Quantification Of Variation Of Results Of The K-Means Clustering Algorithm Run Ten Times On The First Twenty Five Primes – A Criterion For Applicability Of The K-Means Clustering
Chandini Giri, R Satya Ravindra Babu
K-Means Clustering, Clustering Uncertainty
Clustering is one of the most common exploratory data analysis technique used to get an intuition about the structure of the data. It can be defined as the task of identifying subgroups in the data such that data points in the same subgroup (cluster) are very similar while data points in different clusters are very different.

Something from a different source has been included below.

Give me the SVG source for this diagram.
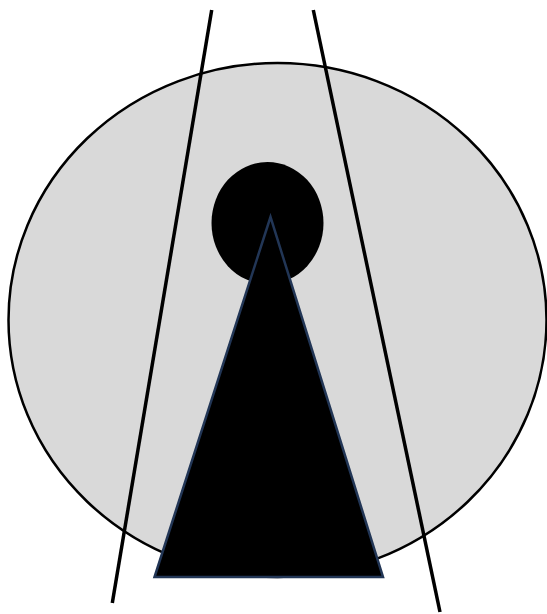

In other words, we try to find homogeneous subgroups within the data such that data points in each cluster are as similar as possible according to a similarity measure such as euclidean-based distance or correlation-based distance. The decision of which similarity measure to use is application-specific. K-means is one of the simplest unsupervised learning algorithms that solve the well-known clustering problem. K - Means clustering algorithm is a scheme for clustering continuous and numeric data. As K-Means algorithm consists of scheme of random initialization of centroids, every time it is run, it gives different or slightly different results because it may reach some local optima. Quantification of such aforementioned variation is of some importance as this sheds light on the nature of the Discrete K-Means Objective function with regards its maxima and minima. The K-Means Clustering algorithm aims at minimizing the aforementioned Objective function. In this research investigation, the author has attempted to quantify the variation of results of the K-Means Clustering Algorithm, run 10 times on the first 25 Prime numbers. Also, a notion of Percentage Uncertainty of clustering assignment for each data set point is computed for each run of the K- Means Clustering Algorithm. Also, a criterion is proposed for the applicability of K-Means Clustering Algorithm for the given data set.